= Comma splice =

Use of a comma to join independent clauses

In written English usage, a comma splice or comma fault is the use of a comma to join two independent clauses. For example:

It is nearly half past five, we cannot reach town before dark. (Note: This example is adapted from the online, public-domain 1918 edition of The Elements of Style by William Strunk Jr.)

The comma splice is sometimes used in literary writing to convey a particular mood of informality. It is usually considered an error in English writing style. Some authorities on English usage consider comma splices appropriate in limited situations, such as informal writing or with short similar phrases.

== Description ==
Comma splices are rare in most published writing, (Note: By "published writing", this article is referring to professionally published writing, such as commercially published works, where someone other than the author has proofread the work before it is published.
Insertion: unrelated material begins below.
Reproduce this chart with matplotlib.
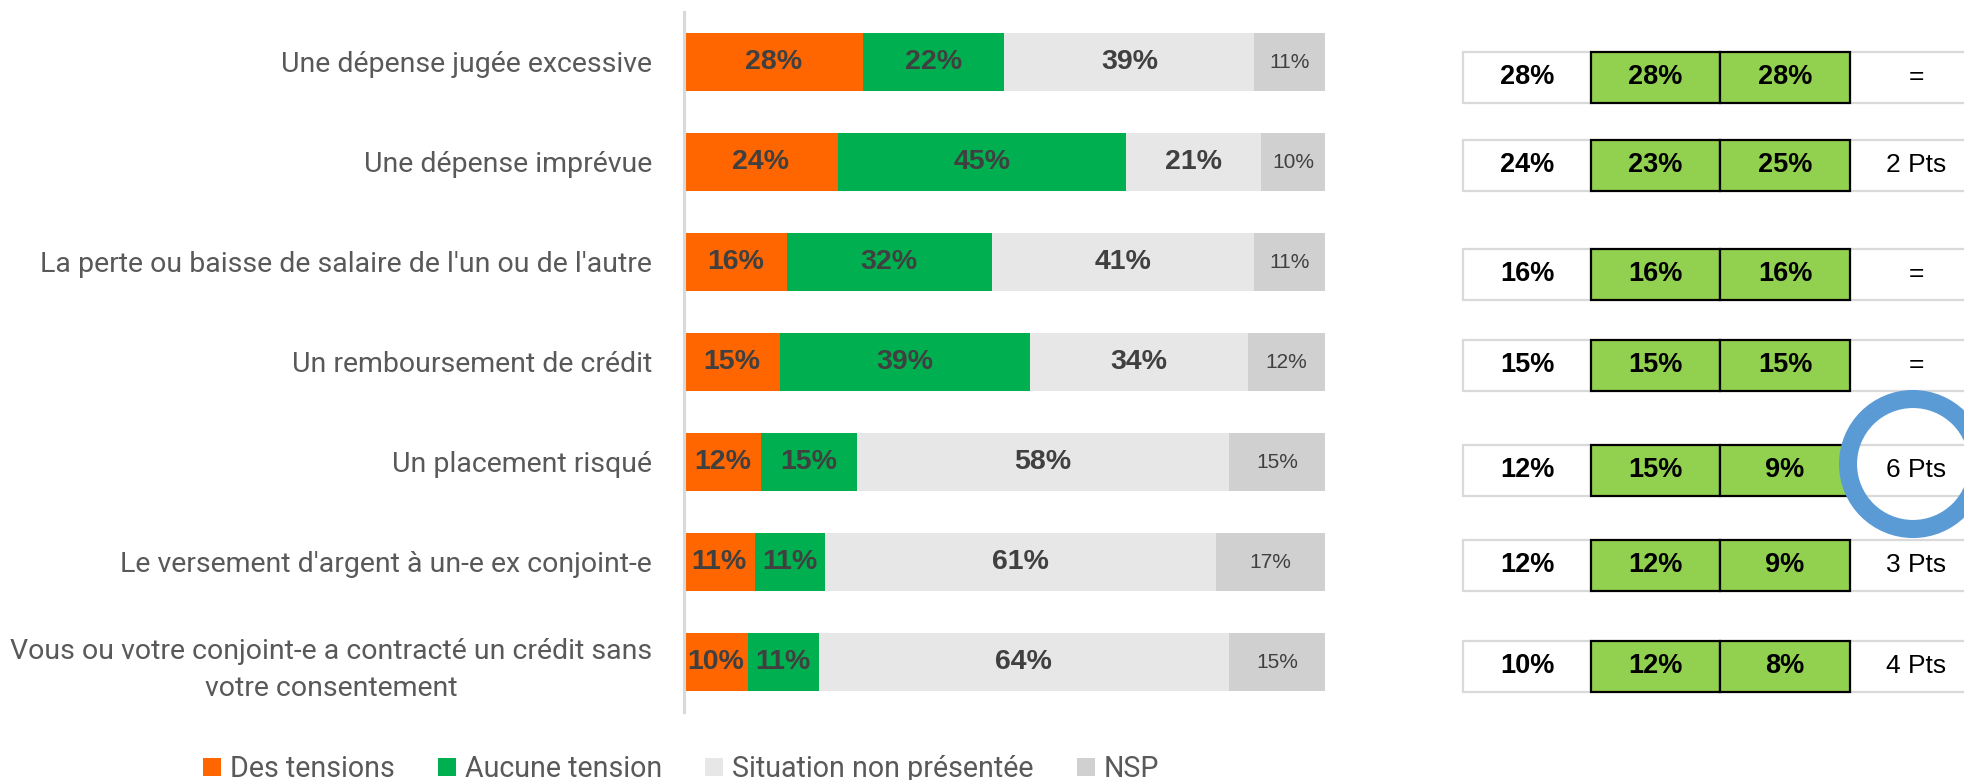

Self-published works, if carefully examined and corrected by someone with language skills, can qualify as professionally done.) but are common among inexperienced writers of English.

The Elements of Style by William Strunk Jr. and E. B. White advises using a semicolon, not a comma, to join two grammatically complete clauses, or writing the clauses as separate sentences. The Elements of Style notes an exception to the semicolon rule, preferring a comma when the clauses are "very short and alike in form," or when the sentence's tone is "easy and conversational." For example:

The gate swung apart, the bridge fell, the portcullis was drawn up.

Comma splices are similar to run-on sentences, which join two independent clauses without any punctuation or a coordinating conjunction such as and, but, for, etc. Sometimes the two types of sentences are treated differently based on the presence or absence of a comma, but most writers consider the comma splice a special type of run-on sentence. According to Garner's Modern English Usage:
[M]ost usage authorities accept comma splices when (1) the clauses are short and closely related, (2) there is no danger of a miscue, and (3) the context is informal ... But even when all three criteria are met, some readers are likely to object.

Comma splices often arise when writers use conjunctive adverbs (such as furthermore, however, or moreover) to separate two independent clauses instead of using a coordinating conjunction.

== In literature ==
Comma splices are also occasionally used in fiction, poetry, and other forms of literature to convey a particular mood or informal style. Some authors use commas to separate short clauses only. The comma splice is more commonly found in works from the 18th and 19th century, when written prose mimicked speech more closely.

The New Fowler's Modern English Usage describes the use of the comma splice by the authors Elizabeth Jolley and Iris Murdoch:

We are all accustomed to the ... conjoined sentences that turn up from children or from our less literate friends... Curiously, this habit of writing comma-joined sentences is not uncommon in both older and present-day fiction. Modern examples: I have the bed still, it is in every way suitable for the old house where I live now (E. Jolley); Marcus ... was of course already quite a famous man, Ludens had even heard of him from friends at Cambridge (I. Murdoch).

Journalist Oliver Kamm wrote in 2016 of novelist Jane Austen's use of the comma splice, "Tastes in punctuation are not constant. It makes no sense to accuse Jane Austen of incorrect use of the comma, as no one would have levelled this charge against her at the time. Her conventions of usage were not ours."

The author and journalist Lynne Truss writes in Eats, Shoots & Leaves that "so many highly respected writers observe the splice comma that a rather unfair rule emerges on this one: only do it if you're famous." Citing Samuel Beckett, E. M. Forster, and Somerset Maugham, she says: "Done knowingly by an established writer, the comma splice is effective, poetic, dashing. Done equally knowingly by people who are not published writers, it can look weak or presumptuous. Done ignorantly by ignorant people, it is awful."